The Twitter Influence in Focus
It is no secret that Twitter influences brand-related conversations on the Web, but a new Bazaarvoice study is shedding light on how this chatter can be used to help marketers drive their business.
The Conversation Index Volume 5 takes a look at how consumers use Twitter to talk about brands as well as analyzes social's connections to both routine and major events. The report is based on an analysis of 26 million tweets, each of which mentioned at least one of 13 brands from the BrandZ Global 100 Brands list, including Adidas, Clinique, Colgate, Gillette, Hugo Boss, Nike, Pampers, Pepsi, Ralph Lauren, Samsung, Intel, Tesco and Sony. Then, this data was compared with more than 8,000 TV and radio mentions, 17 months of stock price data, more than a year-and-a-half of Google search data and 270,000 pieces of consumer-generated content from online reviews.
The study’s findings show that tweet patterns tend to correlate with stock performance. In fact, a high Twitter volume tends to accompany a high closing price, which implies that the same triggers that make stocks move upward also lead to increased social chatter. Additional insights found that product reviews tend to mention prices more often when consumer confidence is low, which makes it no surprise that price mentions also tend to fall as the Dow Industrial Average rises.
The report also found that Twitter is used differently than other channels because users tend to reveal personal interactions with brands. For example, the report compared search terms that include “Adidas” to mentions of “Adidas” on Twitter, and found that top Adidas search terms tend to be at the level of product lines and categories rather than specific items, while people on Twitter were more likely to mention what “new” products they’re wearing, and use words such as “my” and “I.” Some of the other top Twitter terms associated with Adidas referenced specific campaigns, including the hashtag #branch309adidasday. This information is important because by analyzing text within tweets, businesses can identify brand advocates as well as monitor consumer responses to news, events and campaigns.

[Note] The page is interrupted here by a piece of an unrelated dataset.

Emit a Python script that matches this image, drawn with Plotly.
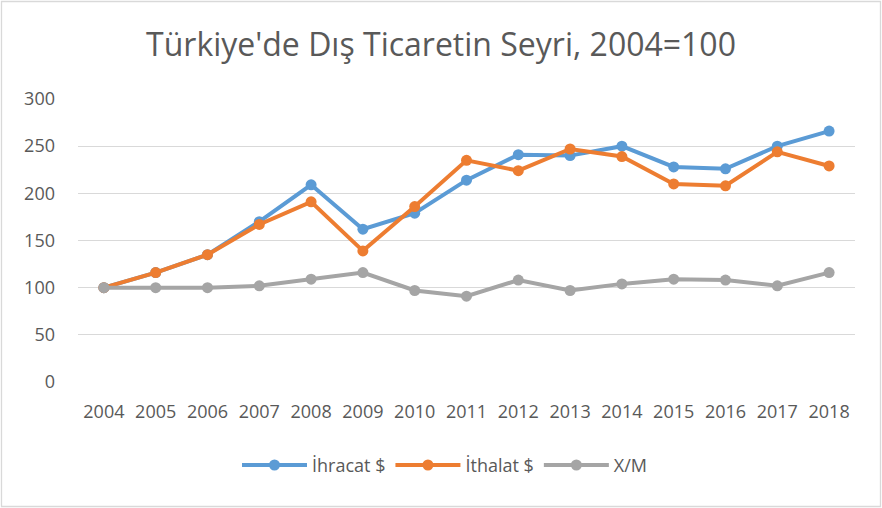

However, one of the most interesting data points from the study found that the proportion of brand-oriented Tweets that include a link is decreasing – from 68 percent in 2010 and 55 percent in 2011 to 51 percent in the first half of 2012. This indicates that consumers are progressively talking about brands instead of just pointing to items that they bought or want to buy with a link.
While content about brands on Twitter is becoming more conversational, the Bazaarvoice report shows that less of the conversation is actually about the brand. In fact, the study found that original tweets about brands are declining, while retweeted brand mentions are on the rise. In fact, the proportion of original tweets with brand mentions has fallen from 85 percent in 2010 to 82 percent in 2011 and 78 percent to this point in 2012. In order to maintain and improve brand-oriented Twitter conversations, businesses should analyze their social data to discover which tweets are generating positive conversations, so that they can emulate these tweets and optimize future content.
“Social data offers a critical new stream of insights for brands and the industry. The social ecosystem is broad; conversations happen on brand sites and on social channels, across an ever-increasing set of devices," said Erin Nelson, CMO of Bazaarvoice. "As social content and data expands, so does the scope of our knowledge about how it both influences and mirrors activity across the digital and physical worlds. Sharing these insights with our clients and the industry is the driving force behind The Conversation Index."